PhD Project 29

Modelling Psychological and Perceptual Aspects of the Mental Lexicon


PIs: Frank (CLS), Ernestus (CLS), and Fernandez (ILLC)
PhD-candidate: Danny Merkx
Start date: November 01, 2017

(last update 2019-07-01)

Research Content

This PhD project focuses on the psychological and perceptual aspects of modelling the mental lexicon. Its objective is to develop vector representations of phonological and orthographic word forms and to connect these to the morpho-syntactic and semantic vector representations developed in other parts of the BQ1 and in research on distributional semantics more generally. This may yield answers to several relevant psycholinguistic questions: Which word forms (e.g. morphological, spelling, and pronunciation variants) are stored and how are they represented? How do bilinguals represent words for one concept in different languages? Is analogical processing a viable alternative to abstract rule application for explaining how non-stored forms are understood? What are the unique constraints posed by the properties of different input modalities (e.g. auditory versus visual presentation, static written versus dynamic spoken forms)? How does non-arbitrariness in the form-meaning mapping affect language processing and lexical representation?

Progress 2018

A neural network model that maps between images and written captions describing these images was successfully implemented. Its performance is comparable with the state-of-the-art, even though competing models rely on large amounts of independently developed lexical semantic knowledge. The model, in contrast, does not even have any (explicit) representations of words. It was further shown that similarities between the sentence representations that arise in the model correlate with human judgements of semantic similarity between these sentences. A journal paper about these results is under review for Natural Language Engineering. Furthermore, a version of the model that uses spoken captions as input was developed.

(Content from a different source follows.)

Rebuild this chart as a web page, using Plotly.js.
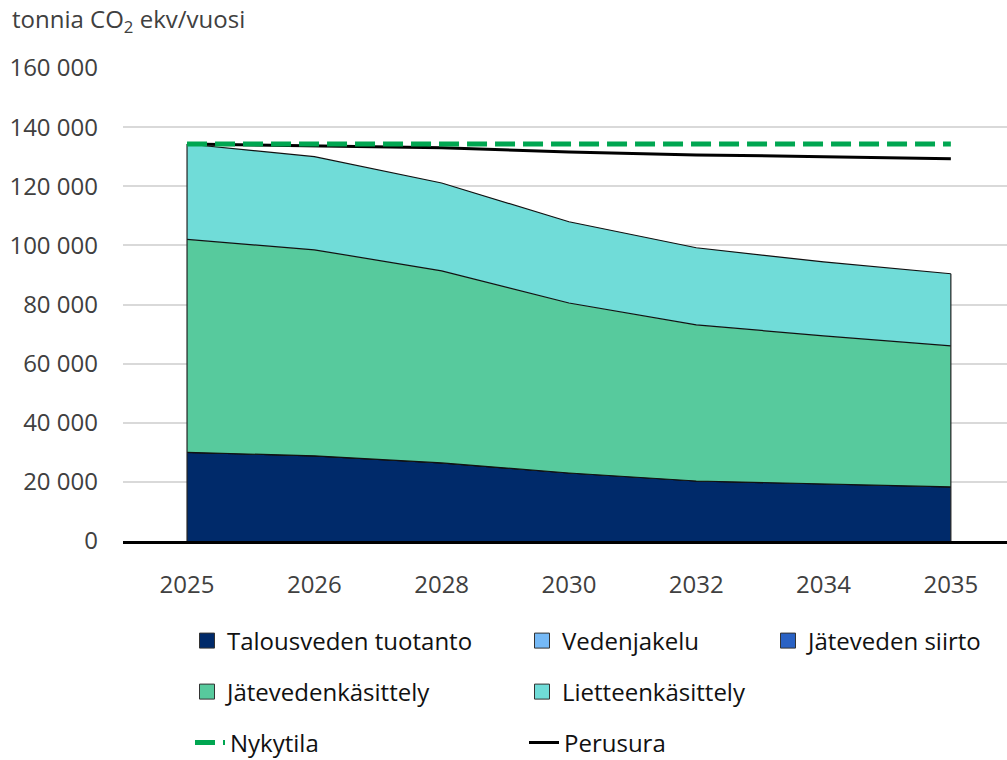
<!DOCTYPE html>
<html>
<head>
<meta charset="utf-8">
<script src="https://cdn.plot.ly/plotly-3.0.1.min.js"></script>
<style>html,body{margin:0;padding:0;background:#fff;}#chart{width:1007px;height:760px;}</style>
</head>
<body>
<div id="chart"></div>
<script>
const years = ["2025", "2026", "2028", "2030", "2032", "2034", "2035"];
const talousveden = [30000, 28800, 26400, 23000, 20300, 19300, 18300];
const vedenjakelu = [0, 0, 0, 0, 0, 0, 0];
const jatevedenSiirto = [0, 0, 0, 0, 0, 0, 0];
const jatevedenkasittely = [72000, 69700, 65000, 57500, 52800, 50100, 47700];
const lietteenkasittely = [32300, 31500, 29700, 27500, 26100, 25000, 24400];
const nykytila = [134300, 134300, 134300, 134300, 134300, 134300, 134300];
const perusura = [134300, 133700, 133000, 131600, 130600, 130000, 129300];
const yTicks = [0, 20000, 40000, 60000, 80000, 100000, 120000, 140000, 160000];

const names = ["Talousveden tuotanto", "Vedenjakelu", "Jäteveden siirto", "Jätevedenkäsittely", "Lietteenkäsittely"];
const series = [talousveden, vedenjakelu, jatevedenSiirto, jatevedenkasittely, lietteenkasittely];
const colors = ["#002A6A", "#75B9F6", "#2A62C4", "#57CA9D", "#70DCD8"];
const legendOf = ["legend", "legend", "legend3", "legend2", "legend2"];

const traces = [];
series.forEach((s, i) => {
  traces.push({
    x: years, y: s, type: "scatter", mode: "lines", stackgroup: "one",
    name: names[i], fillcolor: colors[i],
    line: {color: "#111", width: 1.2}, showlegend: false, hoverinfo: "x+y+name"
  });
});
// side edges of the stacked area, derived from the data
const totals = years.map((_, j) => series.reduce((a, s) => a + s[j], 0));
const last = years.length - 1;
traces.push({
  x: [years[0], years[0], null, years[last], years[last]],
  y: [0, totals[0], null, 0, totals[last]],
  type: "scatter", mode: "lines", line: {color: "#222", width: 1.2},
  showlegend: false, hoverinfo: "skip"
});
// legend entries (squares)
series.forEach((s, i) => {
  traces.push({
    x: [null], y: [null], type: "scatter", mode: "markers", name: names[i],
    marker: {symbol: "square", size: 15, color: colors[i], line: {color: "#333", width: 1}},
    legend: legendOf[i], showlegend: true
  });
});
traces.push({
  x: years, y: perusura, type: "scatter", mode: "lines", name: "Perusura",
  line: {color: "#000", width: 3}, legend: "legend4"
});
traces.push({
  x: years, y: nykytila, type: "scatter", mode: "lines", name: "Nykytila",
  line: {color: "#00A651", width: 5, dash: "20px,8px"}, legend: "legend4"
});

const legFont = {family: "Open Sans, sans-serif", size: 24, color: "#111"};
const baseLeg = {orientation: "h", xref: "container", yref: "container", xanchor: "left", yanchor: "middle",
  font: legFont, bgcolor: "rgba(0,0,0,0)", entrywidthmode: "pixels", entrywidth: 290, traceorder: "normal"};

const layout = {
  width: 1007, height: 760,
  margin: {l: 123, r: 0, t: 68, b: 219},
  paper_bgcolor: "#fff", plot_bgcolor: "#fff",
  separators: ", ",
  font: {family: "Open Sans, sans-serif", size: 24, color: "#404040"},
  xaxis: {type: "category", range: [-0.503, 6.441], showgrid: false, zeroline: false,
    showline: true, linecolor: "#000", linewidth: 3, ticks: "", ticklabelstandoff: 20,
    tickfont: {size: 24, color: "#404040"}, fixedrange: true},
  yaxis: {range: [0, 160000], tickvals: yTicks,
    tickformat: ",d", showgrid: true, gridcolor: "#d9d9d9", gridwidth: 2, zeroline: false,
    showline: false, ticks: "", ticklabelstandoff: 24, tickfont: {size: 24, color: "#404040"}, fixedrange: true},
  showlegend: true,
  legend: Object.assign({}, baseLeg, {x: 187/1007, y: 1 - 641/760}),
  legend2: Object.assign({}, baseLeg, {x: 187/1007, y: 1 - 692/760}),
  legend3: Object.assign({}, baseLeg, {x: 768/1007, y: 1 - 641/760}),
  legend4: Object.assign({}, baseLeg, {x: 190/1007, y: 1 - 743/760, traceorder: "reversed", entrywidth: 289}),
  annotations: [{
    text: "tonnia CO<sub>2</sub> ekv/vuosi", xref: "paper", yref: "paper",
    x: -113/884, y: 1 + 48/473, xanchor: "left", yanchor: "middle", showarrow: false,
    font: {size: 24, color: "#404040"}
  }]
};

Plotly.newPlot("chart", traces, layout, {displayModeBar: false, staticPlot: true});
</script>
</body>
</html>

Groundbreaking characteristics

This project forms a collaboration between two research groups at the CLS and involves insights and techniques from, among others, computational linguistics, machine learning, semantics, speech comprehension research, and psycholinguistics. In its current stage, the projects’ main innovations are: (1) the implementation of a neural network model that maps between written language and visual images without including any lexical representations; and (2) the evaluation against human semantic-similarity ratings of the internal representations developed in this neural network.